Я позвонила своему бывшему психотерапевту, которая тогда уже не работала, и та посоветовала мне обратиться к специалистам, Беверли Китен Морзе и Джеку Розенбергу, учившим ее и занимавшимся супружескими парами. Я немедленно записалась к ним на прием в ближайшие дни и попросила Лени устроить так, чтобы Тед приехал в Лос-Анджелес и мы встретились бы у нее дома.
Он прилетел из Атланты на следующий же день и в гостиную Лени вполз на коленях – это был его обычный способ просить прощенья, нередко еще и с целованием обуви и/или хватанием себя за голову, так что само по себе это ни о чем не говорило.

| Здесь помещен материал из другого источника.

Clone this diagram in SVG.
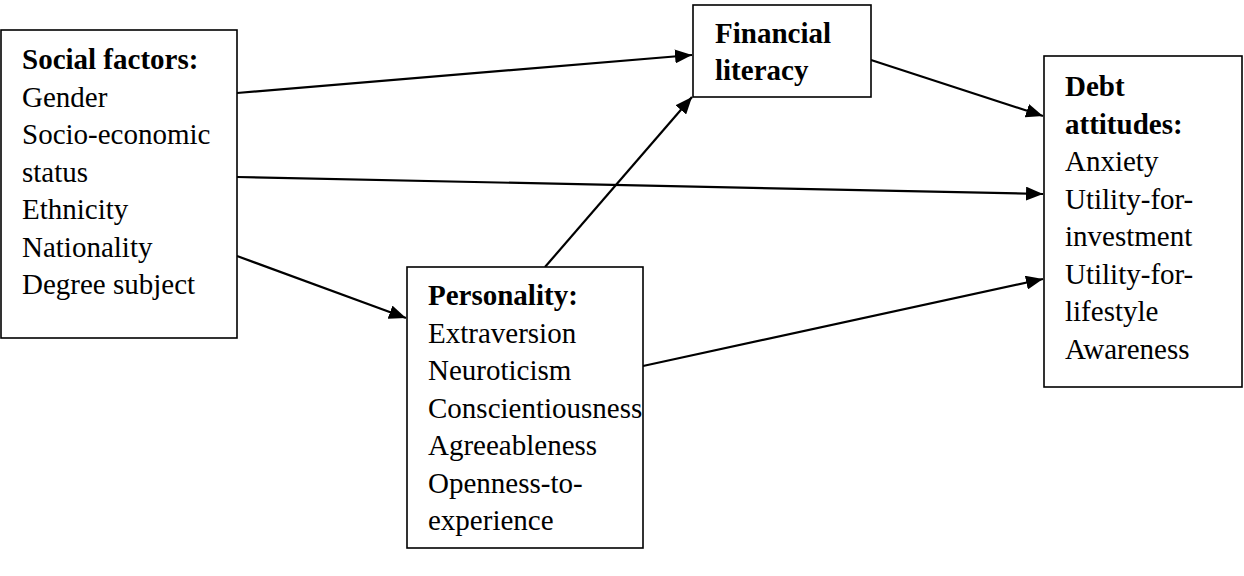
<svg xmlns="http://www.w3.org/2000/svg" width="1244" height="576" viewBox="0 0 1244 576">
<style>
.box{fill:#fff;stroke:#000;stroke-width:1.6}
text{font-family:"Liberation Serif","Times New Roman",serif;font-size:29px;fill:#000}
.b{font-weight:bold}
.c{stroke:#000;stroke-width:2.2;fill:none}
</style>
<defs>
<marker id="ah" markerUnits="userSpaceOnUse" markerWidth="18" markerHeight="14" refX="17" refY="7" orient="auto">
<path d="M0,0 L17,7 L0,14 Z" fill="#000"/>
</marker>
</defs>
<g id="connectors">
<line class="c" x1="237" y1="93" x2="692" y2="55" marker-end="url(#ah)"/>
<line class="c" x1="237" y1="177" x2="1043" y2="194" marker-end="url(#ah)"/>
<line class="c" x1="237" y1="256" x2="406" y2="318" marker-end="url(#ah)"/>
<line class="c" x1="545" y1="267" x2="692" y2="97" marker-end="url(#ah)"/>
<line class="c" x1="871" y1="60" x2="1043" y2="116" marker-end="url(#ah)"/>
<line class="c" x1="643" y1="366" x2="1043" y2="279" marker-end="url(#ah)"/>
</g>
<g id="social">
<rect class="box" x="1" y="30" width="236" height="308"/>
<text x="22" y="69" class="b">Social factors:</text>
<text x="22" y="106.5">Gender</text>
<text x="22" y="144">Socio-economic</text>
<text x="22" y="181.5">status</text>
<text x="22" y="219">Ethnicity</text>
<text x="22" y="256.5">Nationality</text>
<text x="22" y="294">Degree subject</text>
</g>
<g id="personality">
<rect class="box" x="407" y="267" width="236" height="281"/>
<text x="428" y="305" class="b">Personality:</text>
<text x="428" y="342.5">Extraversion</text>
<text x="428" y="380">Neuroticism</text>
<text x="428" y="417.5">Conscientiousness</text>
<text x="428" y="455">Agreeableness</text>
<text x="428" y="492.5">Openness-to-</text>
<text x="428" y="530">experience</text>
</g>
<g id="financial">
<rect class="box" x="693" y="5" width="178" height="92"/>
<text x="715" y="43" class="b">Financial</text>
<text x="715" y="80" class="b">literacy</text>
</g>
<g id="debt">
<rect class="box" x="1044" y="56" width="198" height="331"/>
<text x="1065" y="96" class="b">Debt</text>
<text x="1065" y="133.5" class="b">attitudes:</text>
<text x="1065" y="171">Anxiety</text>
<text x="1065" y="208.5">Utility-for-</text>
<text x="1065" y="246">investment</text>
<text x="1065" y="283.5">Utility-for-</text>
<text x="1065" y="321">lifestyle</text>
<text x="1065" y="358.5">Awareness</text>
</g>
</svg>
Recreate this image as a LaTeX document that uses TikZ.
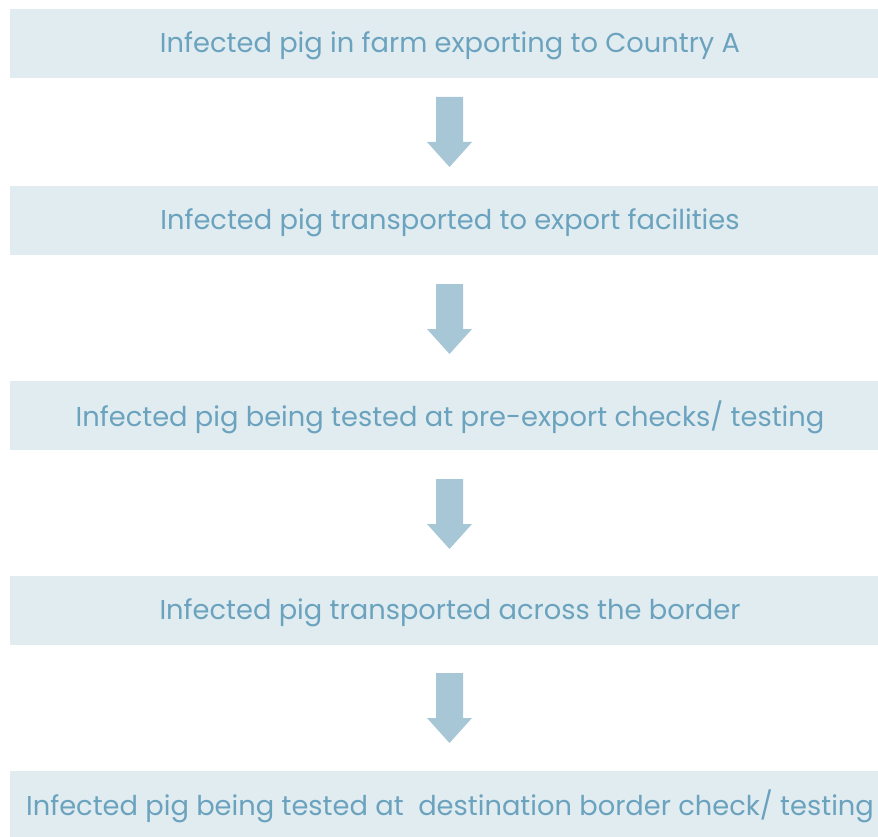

– Встань, ради бога, – сказала я. – Ты выглядишь как идиот, и я знаю, что эти твои жесты ничего не означают. Половина твоих секретарш хоть раз видела тебя в такой позе.
Потом я сказала ему, что дам ему еще один шанс при трех условиях: он больше никогда меня не предаст, больше никогда не будет встречаться с этой женщиной и пойдет со мной на консультацию. Он согласился, и назавтра мы отправились к Джеку и Беверли, провели с ними шесть часов, которые изменили нашу жизнь, и в течение последующих восьми лет периодически посещали их, если оказывались в Лос-Анджелесе.
Тед держал слово семь лет (опять семерка) и ни разу не обманул моего доверия, ни разу у меня за спиной не дал воли своему тику – кроме последних девяти месяцев нашей совместной жизни, когда он чувствовал, что наш брак сходит на нет, и начал искать замену. Более того, настал день, когда он осадил какого-то неуемного льстеца:
– Брось, ты слишком моногамен.
– Тед, – сказала я, – ты имел в виду, моногнимен?
– Да, конечно, – ответил он с гордостью. – Раньше я не мог даже выговорить слово “моногамен”, а теперь так часто его произношу, что сейчас сказал машинально. Здорово, правда?
До этого первого кризиса в наших отношениях я замечала, что, если на горизонте появлялась какая-нибудь особенно соблазнительная красотка, Тед готов был без промедления оставить меня. В такие моменты я будто видела, как тестостерон переполняет его лобные доли, а всё прочее теряет для него смысл. Могу поклясться, что после того случая он убрал свою антенну.